The most important mission of the Sergeant Major of the Army is providing direct communication between the soldier and the Army leadership.
SMA Richard A. Kidd
The Sergeant Major of the Army’s job is to support and keep the Chief of Staff informed about the enlisted concerns in the Army, and let him know how soldiers are training and living at the canteen-cup level.
SMA Julius W. Gates
As SMA I wanted to make sure that policies were enforceable by noncommissioned officers in the field. I also wanted to ensure soldiers could live with whatever was recommended. In General John Wickham’s initial guidance to me, he told me to be myself and to “go do the things that needed to be done in the Army.” What a Sergeant Major of the Army does depends on the Chief of Staff. General Wickham listened and we pushed a lot of things through that would not have been accomplished if it hadn’t been for all of us working together.
SMA Glen E. Morrell
The two responsibilities the “chief,” General Edward Meyer, gave me were to provide open and frank advice and criticism of what I see in the field, and to oversee the continued development of the NCO Corps. Most of the time I’ve seen my role as SMA to be like the slick duck hunter who lays back and waits for the right time to get in a shot.
SMA William A. Connelly
The intent of the Sergeant Major of the Army is to support existing programs and provide input that may affect the possibility of additional programs.
SMA Leon L. Van Autreve
The most rewarding aspect of being Sergeant Major of the Army was being in the position to influence Army-wide policies pertaining to enlisted personnel, and getting top-level attention and focus on matters that never got to the top prior to the establishment of the Sergeant Major of the Army position. I wanted to be visible and I wanted soldiers of all ranks to know there was someone who could hear their problems and go right to the top with problems that had merit.
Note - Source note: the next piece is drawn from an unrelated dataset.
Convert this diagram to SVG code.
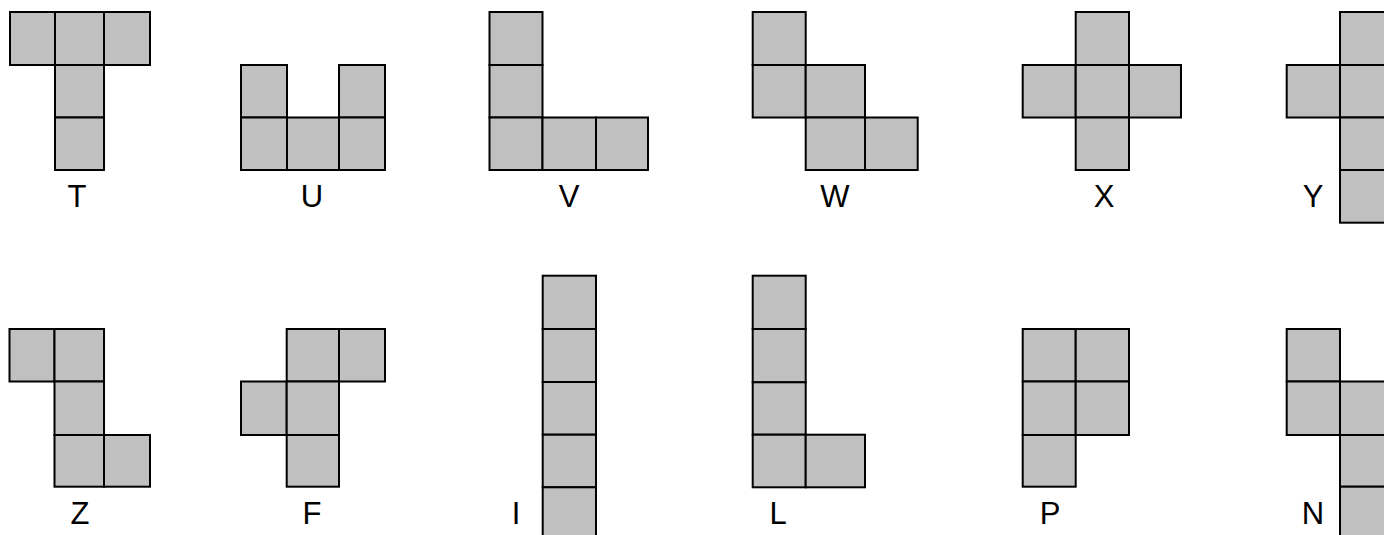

As SMA, I thought I could make a big difference so long as I kept the best interests of soldiers foremost in my mind. I knew soldiers, and I knew the way they lived. I knew what they needed, what motivated them, and what irritated them. Now I could do things that would be felt Army-wide. The most important thing I always remembered was where I came from. I was a soldier who had dug slit trenches, pulled K.P. and guard duty, and crawled in the mud. It was that same soldier I was there to represent, and I did my best every day I was Sergeant Major of the Army.
The MACOM Command Sergeants Major Conference was something the Army did not have prior to the establishment of a Sergeant Major of the Army. Soldiers of all grades and ranks, from all levels, had an opportunity to present ideas and recommendations for improving the Army’s morale, training, readiness, proficiency, and anything else that could be improved. They simply made suggestions to their immediate enlisted supervisor. Suggestions were consolidated at each level and submitted to the next higher level. This gave the enlisted soldier a voice that was heard at the very top, a voice he had never had before. This way we got lots of things approved that would never have even surfaced through the officers’ chain of command. Even the things that were disapproved were at least recorded and copies of everything considered were sent to all commands afterwards. That was an excellent way of informing commanders Army-wide of the things that interested soldiers.
The Army will be forever indebted to General Harold K. Johnson for establishing the SMA position. There are countless significant improvements that were made and will continue to be made as a result of the influence of the Sergeants Major of the Army. General Johnson was very concerned for the soldiers in his Army, and he left a system in place that will continue to provide for their best interests.